**Material provided:**
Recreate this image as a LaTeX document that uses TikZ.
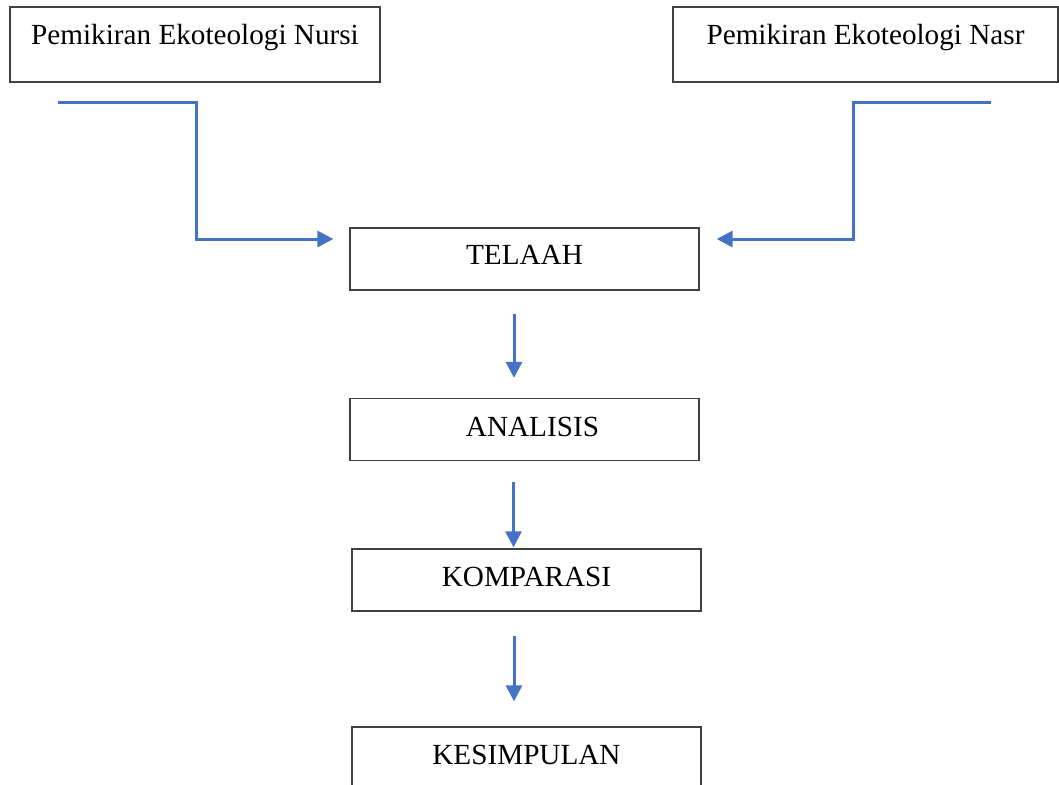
\documentclass[tikz,border=0pt]{standalone}
\usepackage{fontspec}
\setmainfont{Liberation Serif}
\usetikzlibrary{arrows.meta}
\definecolor{biru}{RGB}{68,114,196}

\begin{document}
\begin{tikzpicture}[x=1pt,y=-1pt,
  kotak/.style={draw=black!75, line width=1.3pt, inner sep=0pt,
    minimum width=349pt, minimum height=62pt,
    text height=19.3pt, text depth=#1,
    font=\fontsize{29.2}{34}\selectfont},
  kotak/.default=7pt,
  alur/.style={draw=biru, line width=3pt, -{Triangle[length=16pt,width=16pt]}}]
\useasboundingbox (0,0) rectangle (1059,784);
\node[kotak=20pt, minimum width=370pt, minimum height=75pt] (nursi) at (195,44.5) {Pemikiran Ekoteologi Nursi};
\node[kotak=20pt, minimum width=385pt, minimum height=75pt] (nasr) at (865.5,44.5) {Pemikiran Ekoteologi Nasr};
\node[kotak=8pt] (telaah) at (524.5,259) {TELAAH};
\node[kotak=6pt] (analisis) at (524.5,429.5) {\hspace*{16pt}ANALISIS};
\node[kotak=7pt] (komparasi) at (526.5,580) {KOMPARASI};
\node[kotak=7pt] (kesimpulan) at (526.5,758) {KESIMPULAN};
% garis masuk dari kedua pemikiran
\coordinate (nursiout) at (58,102);
\coordinate (nasrout) at (991,102);
\draw[alur] (nursiout) -- ++(138,0) |- ([xshift=-16pt,yshift=20pt]telaah.west);
\draw[alur] (nasrout) -- ++(-138,0) |- ([xshift=17pt,yshift=20pt]telaah.east);
% alur ke bawah
\draw[alur, shorten <=23pt, shorten >=20pt] ([xshift=-10.5pt]telaah.south) -- ([xshift=-10.5pt]analisis.north);
\draw[alur, shorten <=21pt, shorten >=1pt] ([xshift=-11pt]analisis.south) -- ([xshift=-13pt]komparasi.north);
\draw[alur, shorten <=24pt, shorten >=25pt] ([xshift=-12.5pt]komparasi.south) -- ([xshift=-12.5pt]kesimpulan.north);
\end{tikzpicture}
\end{document}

**Exercise details:**
From the data above, write out everything exactly except the pictures.

**In response:**
Recreate this image as a LaTeX document that uses TikZ.
\documentclass[tikz,border=0pt]{standalone}
\usepackage{fontspec}
\setmainfont{Liberation Serif}
\usetikzlibrary{arrows.meta}
\definecolor{biru}{RGB}{68,114,196}

\begin{document}
\begin{tikzpicture}[x=1pt,y=-1pt,
  kotak/.style={draw=black!75, line width=1.3pt, inner sep=0pt,
    minimum width=349pt, minimum height=62pt,
    text height=19.3pt, text depth=#1,
    font=\fontsize{29.2}{34}\selectfont},
  kotak/.default=7pt,
  alur/.style={draw=biru, line width=3pt, -{Triangle[length=16pt,width=16pt]}}]
\useasboundingbox (0,0) rectangle (1059,784);
\node[kotak=20pt, minimum width=370pt, minimum height=75pt] (nursi) at (195,44.5) {Pemikiran Ekoteologi Nursi};
\node[kotak=20pt, minimum width=385pt, minimum height=75pt] (nasr) at (865.5,44.5) {Pemikiran Ekoteologi Nasr};
\node[kotak=8pt] (telaah) at (524.5,259) {TELAAH};
\node[kotak=6pt] (analisis) at (524.5,429.5) {\hspace*{16pt}ANALISIS};
\node[kotak=7pt] (komparasi) at (526.5,580) {KOMPARASI};
\node[kotak=7pt] (kesimpulan) at (526.5,758) {KESIMPULAN};
% garis masuk dari kedua pemikiran
\coordinate (nursiout) at (58,102);
\coordinate (nasrout) at (991,102);
\draw[alur] (nursiout) -- ++(138,0) |- ([xshift=-16pt,yshift=20pt]telaah.west);
\draw[alur] (nasrout) -- ++(-138,0) |- ([xshift=17pt,yshift=20pt]telaah.east);
% alur ke bawah
\draw[alur, shorten <=23pt, shorten >=20pt] ([xshift=-10.5pt]telaah.south) -- ([xshift=-10.5pt]analisis.north);
\draw[alur, shorten <=21pt, shorten >=1pt] ([xshift=-11pt]analisis.south) -- ([xshift=-13pt]komparasi.north);
\draw[alur, shorten <=24pt, shorten >=25pt] ([xshift=-12.5pt]komparasi.south) -- ([xshift=-12.5pt]kesimpulan.north);
\end{tikzpicture}
\end{document}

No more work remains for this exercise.